As an added bonus at the doctor’s office, they said that you are still looking a little jaundiced (!), so we had to stick your heel yet again to get some blood so we can find out if it is worrisome.  I am of course already worried, and feel badly that I probably did not take you outside for enough sunshine on the days when it was so hot and humid.  But you are growing, as your Daddy says, like a little weed.  You weighed twelve pounds and two and a half ounces, and have grown to almost 23 inches, bumping you up to the 50th percentile on both measures (50th percentile for head circumference, too, but I don’t remember what that number was). You now have the cutest dimples in your knees and elbows to match the one on your left cheek, and if I could I’d curl up in them and take a snooze with you every day.  It wasn’t until I saw you next to some teeny tiny two-week-old babies in the waiting room that I was able to really see just how much you have grown in the past six weeks.  The phlebotomist who pricked your heel was surprised at just how strong you are – you kicked the little vial out of her hand so many times that she had to start all over, so you had to get jabbed twice in order to get what she needed for the tests.  It sucked, but I managed not to cry along with you during the shots and heel sticks; it wasn’t easy.  I hate to see you so upset, though I know it’s important to make sure you get and stay nice and healthy.  I hope that all your future checkups will be accompanied by much less, if any, bloodletting.

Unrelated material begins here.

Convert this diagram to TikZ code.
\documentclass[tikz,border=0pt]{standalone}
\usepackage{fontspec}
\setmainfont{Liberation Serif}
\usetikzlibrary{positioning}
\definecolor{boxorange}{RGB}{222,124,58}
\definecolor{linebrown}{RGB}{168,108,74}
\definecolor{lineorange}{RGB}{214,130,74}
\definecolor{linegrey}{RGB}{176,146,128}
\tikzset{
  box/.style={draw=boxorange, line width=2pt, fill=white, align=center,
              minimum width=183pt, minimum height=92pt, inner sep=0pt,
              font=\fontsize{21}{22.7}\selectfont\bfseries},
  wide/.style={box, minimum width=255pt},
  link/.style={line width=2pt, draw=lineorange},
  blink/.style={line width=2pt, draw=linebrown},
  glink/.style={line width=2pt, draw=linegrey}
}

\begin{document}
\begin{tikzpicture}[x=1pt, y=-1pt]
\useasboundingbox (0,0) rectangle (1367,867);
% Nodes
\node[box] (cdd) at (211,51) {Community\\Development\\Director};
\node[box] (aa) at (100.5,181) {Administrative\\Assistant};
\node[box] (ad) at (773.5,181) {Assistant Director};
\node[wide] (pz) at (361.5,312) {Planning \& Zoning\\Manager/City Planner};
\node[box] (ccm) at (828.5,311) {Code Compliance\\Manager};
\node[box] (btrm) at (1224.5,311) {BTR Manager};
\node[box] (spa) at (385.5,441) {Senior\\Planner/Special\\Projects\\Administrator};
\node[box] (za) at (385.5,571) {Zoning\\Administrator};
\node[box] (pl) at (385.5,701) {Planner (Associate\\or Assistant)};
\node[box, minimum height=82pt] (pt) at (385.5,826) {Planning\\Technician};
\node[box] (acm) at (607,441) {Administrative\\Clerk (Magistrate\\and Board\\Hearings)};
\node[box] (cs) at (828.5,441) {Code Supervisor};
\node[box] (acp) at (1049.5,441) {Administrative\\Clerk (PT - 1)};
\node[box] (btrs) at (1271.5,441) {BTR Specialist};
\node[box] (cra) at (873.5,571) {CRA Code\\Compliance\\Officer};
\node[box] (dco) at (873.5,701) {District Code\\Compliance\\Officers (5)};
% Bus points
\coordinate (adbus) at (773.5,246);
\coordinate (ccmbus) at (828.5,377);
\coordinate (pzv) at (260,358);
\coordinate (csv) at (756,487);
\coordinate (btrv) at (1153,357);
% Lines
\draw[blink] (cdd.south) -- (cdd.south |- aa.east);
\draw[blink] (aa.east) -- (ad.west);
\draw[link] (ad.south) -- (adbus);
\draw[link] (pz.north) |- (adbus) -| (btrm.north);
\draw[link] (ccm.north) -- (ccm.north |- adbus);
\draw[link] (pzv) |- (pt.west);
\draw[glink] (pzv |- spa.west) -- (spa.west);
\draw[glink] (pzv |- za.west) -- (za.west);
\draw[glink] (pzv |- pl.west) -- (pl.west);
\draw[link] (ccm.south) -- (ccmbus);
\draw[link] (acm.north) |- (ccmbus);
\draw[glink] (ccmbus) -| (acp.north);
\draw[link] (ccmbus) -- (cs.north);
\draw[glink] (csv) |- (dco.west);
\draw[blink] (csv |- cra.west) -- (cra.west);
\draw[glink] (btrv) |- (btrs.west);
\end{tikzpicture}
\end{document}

This has been such a big month for your development.  You continue to give us lots of smiles and are very close to giggling, too, while you’re awake and playing.  Watching you laugh in your sleep is one of the best parts of my day.  You love to sit propped up on the couch and watch us dance your toys around for you. Sometimes you even bat at them – it won’t be long until you’re reaching and grabbing, too.  You are really good at holding your head up for short periods of time, even though I still find it hard to get you to do ten minutes or more of stomach minutes (I like to pretend sometimes that you’re too dignified for ‘tummy time,’ but I still reserve the right to dress you in the most ridiculous outfits I can cobble together), and you can do mini push-ups and lift your chest off the ground/bed/couch.  You are fascinated with your reflection in the mirror, and you are the master of wiggling your arms out of even the snuggest swaddle.  I think you may be a finger/thumb sucker once you finally can keep those little hands where you want them – you are very close to really finding them.  I saw you staring suspiciously at one the other day, so it is just a matter of time.  I did break down and buy you a couple of pacifiers to help you soothe yourself – I have come to love breastfeeding you, but clearly no baby your age can eat for 45 minutes straight.  You make a funny face when we put one in your mouth and it takes a minute for you to accept that it’s a suitable object for sucking, but usually it does the trick when you’re fussy and fighting sleep.  You continue to love bath time, and we have now started adding bubbles, which appear to fascinate you.  I hope we’ll get a chance to take you swimming at least once before the summer is over.  You also had a pretty wicked case of milia and/or baby acne that is finally starting to clear up.  I’m so happy to see your round little face getting back to soft and smooth.  In the meantime I developed a serious obsession with the bottoms of your feet, which seem like the silkiest surfaces in the universe.  I could gobble your little tootsies for a snack every day.

Pretty soon I have to figure out how to go back to work.  I guess I will go ahead and start back next week so I can do half days or every other day for a couple of weeks, and still have a few days off to use for the rest of the year.  It breaks my heart in a billion tiny pieces to think of not being with you for most of every day, but I know that you will have lots and lots of fun with Grandma and she will take very good care of you.  The weeks off from work that I’ve had to spend with you this summer have been the very best weeks of my whole life so far, so while I wish I didn’t have to go back, I do.  I can only hope that spending part of my days away from you will make every moment that we do spend together in the mornings and after work and on the weekends all the sweeter.  You bring the sweet with you wherever you go, so I will just have to find a generous spot in my heart and let you spread that sugar around a little bit more.